Parmesan has a pretty serious stake in the field. In 2007, she shared a Nobel Peace Prize with Al Gore for her work as a lead author of the Third Assessment Report of the Intergovernmental Panel on Climate Change (IPCC). In 2009, The Atlantic named her one of 27 “Brave Thinkers” for her work on the impacts of climate change on species around the globe. Barack Obama and Mark Zuckerberg were also on the list.

Despite the accolades, she was fed up. “I felt like here was this huge signal I was finding and no one was paying attention to it,” Parmesan says. “I was really thinking, ‘Why am I doing this?’” She ultimately packed up her life here in the States and moved to her husband’s native United Kingdom.

...From depression to substance abuse to suicide and post-traumatic stress disorder, growing bodies of research in the relatively new field of psychology of global warming suggest that climate change will take a pretty heavy toll on the human psyche as storms become more destructive and droughts more prolonged. For your everyday environmentalist, the emotional stress suffered by a rapidly changing Earth can result in some pretty substantial anxieties.
For scientists like Parmesan on the front lines of trying to save the planet, the stakes can be that much higher. The ability to process and understand dense climatic data doesn’t necessarily translate to coping with that data’s emotional ramifications. Turns out scientists are people, too...

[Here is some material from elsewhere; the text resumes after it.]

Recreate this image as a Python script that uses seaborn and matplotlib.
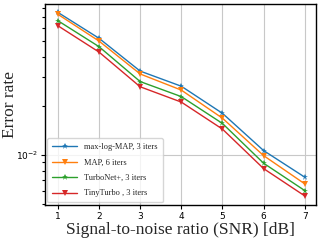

“I don’t know of a single scientist that’s not having an emotional reaction to what is being lost,” Parmesan is quoted saying in the National Wildlife Federation’s 2012 report, “The Psychological Effects of Global Warming on the United States: And Why the U.S. Mental Health Care System is Not Adequately Prepared.” “It’s gotten to be so depressing that I’m not sure I’m going to go back to this particular site again,” she says, referring to an ocean reef she has studied since 2002, “because I just know I’m going to see more and more of it dead, and bleached, and covered with brown algae.”

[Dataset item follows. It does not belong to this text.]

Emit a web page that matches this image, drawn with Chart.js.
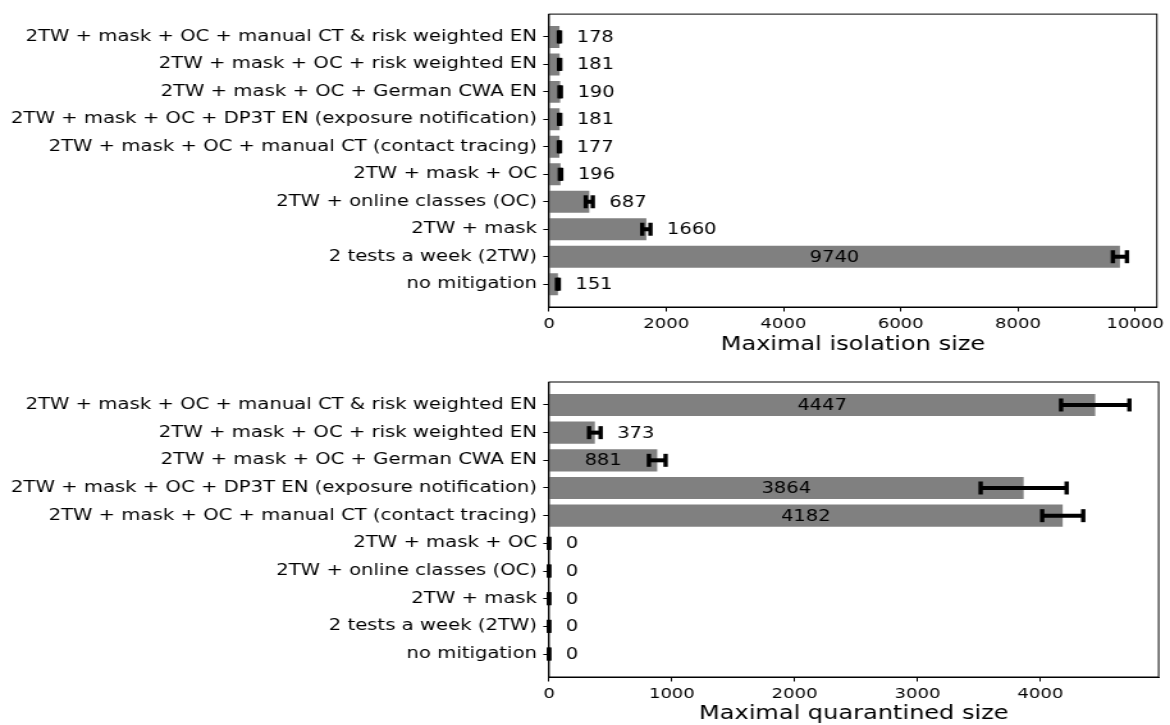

Lise Van Susteren, a forensic psychiatrist based in Washington, D.C. — and co-author of the National Wildlife Federation’s report — calls this emotional reaction “pre-traumatic stress disorder,” a term she coined to describe the mental anguish that results from preparing for the worst, before it actually happens...

What’s even more deflating for a climate scientist is when sounding the alarm on climatic catastrophes seems to fall on deaf ears. “How would that make you feel? You take this information to someone and they say they don’t believe you, as if it’s a question of beliefs,” says Jeffrey Kiehl, senior scientist for climate change research at the National Center for Atmospheric Research in Boulder. “I’m not talking about religion here, I’m talking about facts. It’s equivalent to a doctor doing extremely detailed observations on someone and concluding that someone needed to have an operation, and the person looks at the doctor and says, ‘I don’t believe you.’ How would a doctor feel in that moment, not think, but feel in that moment?”


Lorne said...

A sobering tale indeed, Mound. I think anyone who cares passionately about an issue is bound to experience some of these effects; I'm sure you have, and I know I have as it pertains to the Canadian political landscape. There are times we may ask ourselves what the point is, when we realize that what we write and who we reach is minimal (at least in my case!) when juxtaposed against the larger scheme of things.

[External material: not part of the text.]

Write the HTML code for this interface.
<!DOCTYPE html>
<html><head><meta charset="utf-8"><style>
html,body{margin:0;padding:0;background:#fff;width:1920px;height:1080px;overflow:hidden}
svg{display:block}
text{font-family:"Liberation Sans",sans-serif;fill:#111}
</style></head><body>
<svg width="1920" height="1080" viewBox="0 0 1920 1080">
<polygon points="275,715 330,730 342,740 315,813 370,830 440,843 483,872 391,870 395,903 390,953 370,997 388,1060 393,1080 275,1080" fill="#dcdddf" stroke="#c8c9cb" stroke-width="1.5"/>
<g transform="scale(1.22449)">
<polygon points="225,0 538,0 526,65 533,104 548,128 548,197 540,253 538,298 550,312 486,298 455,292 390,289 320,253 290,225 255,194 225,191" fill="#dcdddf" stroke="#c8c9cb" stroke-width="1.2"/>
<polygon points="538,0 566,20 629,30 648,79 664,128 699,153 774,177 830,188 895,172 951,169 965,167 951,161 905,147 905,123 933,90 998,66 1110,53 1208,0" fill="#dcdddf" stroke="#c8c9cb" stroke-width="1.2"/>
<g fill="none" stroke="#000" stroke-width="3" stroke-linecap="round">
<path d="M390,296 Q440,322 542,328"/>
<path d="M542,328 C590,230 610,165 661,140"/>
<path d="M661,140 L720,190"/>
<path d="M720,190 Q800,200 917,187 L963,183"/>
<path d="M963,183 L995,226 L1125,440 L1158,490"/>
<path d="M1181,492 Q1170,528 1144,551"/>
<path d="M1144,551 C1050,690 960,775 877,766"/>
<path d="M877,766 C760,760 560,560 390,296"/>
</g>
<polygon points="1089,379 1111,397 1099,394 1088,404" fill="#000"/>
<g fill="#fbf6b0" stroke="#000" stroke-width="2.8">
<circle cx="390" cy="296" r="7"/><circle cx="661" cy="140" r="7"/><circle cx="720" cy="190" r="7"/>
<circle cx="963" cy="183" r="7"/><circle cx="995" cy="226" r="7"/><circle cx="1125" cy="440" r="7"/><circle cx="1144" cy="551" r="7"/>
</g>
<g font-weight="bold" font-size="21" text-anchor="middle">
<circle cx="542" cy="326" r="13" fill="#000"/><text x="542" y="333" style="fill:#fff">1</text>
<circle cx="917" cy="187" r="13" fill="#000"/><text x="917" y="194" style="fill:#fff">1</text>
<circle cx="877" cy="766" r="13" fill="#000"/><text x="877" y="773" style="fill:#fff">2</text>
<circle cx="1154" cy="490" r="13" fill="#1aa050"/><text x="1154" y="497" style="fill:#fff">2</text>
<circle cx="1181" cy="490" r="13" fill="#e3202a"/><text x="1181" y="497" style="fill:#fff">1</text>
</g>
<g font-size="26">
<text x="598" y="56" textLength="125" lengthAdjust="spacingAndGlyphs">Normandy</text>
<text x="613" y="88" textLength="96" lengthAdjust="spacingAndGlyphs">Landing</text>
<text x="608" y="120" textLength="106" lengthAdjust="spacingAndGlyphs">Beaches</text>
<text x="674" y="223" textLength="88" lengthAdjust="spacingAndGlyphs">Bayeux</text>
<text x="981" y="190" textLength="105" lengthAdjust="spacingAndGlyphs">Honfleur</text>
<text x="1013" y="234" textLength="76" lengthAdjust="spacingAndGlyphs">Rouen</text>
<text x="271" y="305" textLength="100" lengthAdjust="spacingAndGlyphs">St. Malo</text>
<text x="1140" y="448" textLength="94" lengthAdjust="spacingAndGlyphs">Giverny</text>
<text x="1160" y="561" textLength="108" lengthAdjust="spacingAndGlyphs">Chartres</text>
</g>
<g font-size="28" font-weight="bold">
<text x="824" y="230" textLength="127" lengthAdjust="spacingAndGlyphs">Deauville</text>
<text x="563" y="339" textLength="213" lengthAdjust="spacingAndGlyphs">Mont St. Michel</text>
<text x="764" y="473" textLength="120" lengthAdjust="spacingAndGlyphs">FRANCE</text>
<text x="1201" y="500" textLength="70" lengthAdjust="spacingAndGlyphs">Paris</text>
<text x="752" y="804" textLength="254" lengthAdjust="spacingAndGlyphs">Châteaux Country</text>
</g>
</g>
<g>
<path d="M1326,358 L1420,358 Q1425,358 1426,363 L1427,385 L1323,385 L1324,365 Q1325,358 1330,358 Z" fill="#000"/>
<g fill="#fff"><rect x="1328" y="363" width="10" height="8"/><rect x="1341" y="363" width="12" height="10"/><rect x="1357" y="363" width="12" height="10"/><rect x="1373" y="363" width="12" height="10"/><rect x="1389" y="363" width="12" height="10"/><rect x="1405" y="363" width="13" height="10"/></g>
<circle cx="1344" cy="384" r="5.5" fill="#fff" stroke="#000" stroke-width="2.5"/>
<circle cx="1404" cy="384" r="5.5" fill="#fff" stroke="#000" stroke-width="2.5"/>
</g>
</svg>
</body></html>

Usually, however, I snap out of it by asking myself a simple question. What is the alternative? I don't mean to sound especially noble, but fighting the good fight is better than doing nothing.

Anonymous said...

We are up against, the mine, oil, gas and the wealthy barons of whom, are bottomless pits of greed. Every time they line up at the trough and squeal for more money? Harper gives them another, $60 billion in tax reductions. Harper thieves from us to, give to the wealthiest outfits in the world.

Harper's religion, does not believe in climate change. So we are being subjected to, a religious belief.

What I would really like to know is? Why Harper isn't in prison as a traitor doing acts of treason, selling Canada to Communist China? They fouled their own country into a polluted wasteland and now China is suing and fighting to get into BC. No-one wants China on our Canadian soil, what-so-ever. Harper belongs in prison.

The Mound of Sound said...

I sent the link to an environmental geographer I contact periodically. She replied that during her university studies, profs warned students they would experience this.